> Written task
Your task is to print all of the material verbatim.

▼

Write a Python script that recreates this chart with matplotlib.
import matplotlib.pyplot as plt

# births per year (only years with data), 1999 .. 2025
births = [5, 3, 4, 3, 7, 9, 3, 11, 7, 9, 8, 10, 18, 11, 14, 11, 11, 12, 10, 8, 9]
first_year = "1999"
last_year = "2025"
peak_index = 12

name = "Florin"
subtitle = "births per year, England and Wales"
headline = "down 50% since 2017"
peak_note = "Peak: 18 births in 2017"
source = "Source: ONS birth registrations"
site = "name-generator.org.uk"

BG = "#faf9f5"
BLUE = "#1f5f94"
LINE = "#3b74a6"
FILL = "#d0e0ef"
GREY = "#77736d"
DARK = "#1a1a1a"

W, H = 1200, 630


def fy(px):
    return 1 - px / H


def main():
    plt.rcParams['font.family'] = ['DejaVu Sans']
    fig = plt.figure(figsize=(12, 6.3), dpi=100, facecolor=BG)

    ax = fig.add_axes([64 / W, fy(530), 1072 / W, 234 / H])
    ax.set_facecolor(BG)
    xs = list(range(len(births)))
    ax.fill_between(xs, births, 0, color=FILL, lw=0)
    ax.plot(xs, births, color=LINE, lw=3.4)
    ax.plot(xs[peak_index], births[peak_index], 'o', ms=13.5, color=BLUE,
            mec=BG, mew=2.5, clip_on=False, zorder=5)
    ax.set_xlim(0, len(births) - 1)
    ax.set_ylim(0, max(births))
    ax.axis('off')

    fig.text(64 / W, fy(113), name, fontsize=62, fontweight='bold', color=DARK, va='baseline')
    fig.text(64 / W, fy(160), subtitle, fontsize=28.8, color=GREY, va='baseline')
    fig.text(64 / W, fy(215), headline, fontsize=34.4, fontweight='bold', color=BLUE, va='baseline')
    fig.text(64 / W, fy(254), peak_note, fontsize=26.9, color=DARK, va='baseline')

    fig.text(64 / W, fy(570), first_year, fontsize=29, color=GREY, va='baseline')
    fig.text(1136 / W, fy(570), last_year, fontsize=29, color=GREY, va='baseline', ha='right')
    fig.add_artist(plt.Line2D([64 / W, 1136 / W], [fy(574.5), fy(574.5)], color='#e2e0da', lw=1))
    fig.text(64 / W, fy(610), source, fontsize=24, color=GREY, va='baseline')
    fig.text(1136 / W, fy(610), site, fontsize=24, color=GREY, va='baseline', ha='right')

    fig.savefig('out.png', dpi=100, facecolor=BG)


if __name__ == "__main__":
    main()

▲

> Answer to the exercise
Write a Python script that recreates this chart with matplotlib.
import matplotlib.pyplot as plt

# births per year (only years with data), 1999 .. 2025
births = [5, 3, 4, 3, 7, 9, 3, 11, 7, 9, 8, 10, 18, 11, 14, 11, 11, 12, 10, 8, 9]
first_year = "1999"
last_year = "2025"
peak_index = 12

name = "Florin"
subtitle = "births per year, England and Wales"
headline = "down 50% since 2017"
peak_note = "Peak: 18 births in 2017"
source = "Source: ONS birth registrations"
site = "name-generator.org.uk"

BG = "#faf9f5"
BLUE = "#1f5f94"
LINE = "#3b74a6"
FILL = "#d0e0ef"
GREY = "#77736d"
DARK = "#1a1a1a"

W, H = 1200, 630


def fy(px):
    return 1 - px / H


def main():
    plt.rcParams['font.family'] = ['DejaVu Sans']
    fig = plt.figure(figsize=(12, 6.3), dpi=100, facecolor=BG)

    ax = fig.add_axes([64 / W, fy(530), 1072 / W, 234 / H])
    ax.set_facecolor(BG)
    xs = list(range(len(births)))
    ax.fill_between(xs, births, 0, color=FILL, lw=0)
    ax.plot(xs, births, color=LINE, lw=3.4)
    ax.plot(xs[peak_index], births[peak_index], 'o', ms=13.5, color=BLUE,
            mec=BG, mew=2.5, clip_on=False, zorder=5)
    ax.set_xlim(0, len(births) - 1)
    ax.set_ylim(0, max(births))
    ax.axis('off')

    fig.text(64 / W, fy(113), name, fontsize=62, fontweight='bold', color=DARK, va='baseline')
    fig.text(64 / W, fy(160), subtitle, fontsize=28.8, color=GREY, va='baseline')
    fig.text(64 / W, fy(215), headline, fontsize=34.4, fontweight='bold', color=BLUE, va='baseline')
    fig.text(64 / W, fy(254), peak_note, fontsize=26.9, color=DARK, va='baseline')

    fig.text(64 / W, fy(570), first_year, fontsize=29, color=GREY, va='baseline')
    fig.text(1136 / W, fy(570), last_year, fontsize=29, color=GREY, va='baseline', ha='right')
    fig.add_artist(plt.Line2D([64 / W, 1136 / W], [fy(574.5), fy(574.5)], color='#e2e0da', lw=1))
    fig.text(64 / W, fy(610), source, fontsize=24, color=GREY, va='baseline')
    fig.text(1136 / W, fy(610), site, fontsize=24, color=GREY, va='baseline', ha='right')

    fig.savefig('out.png', dpi=100, facecolor=BG)


if __name__ == "__main__":
    main()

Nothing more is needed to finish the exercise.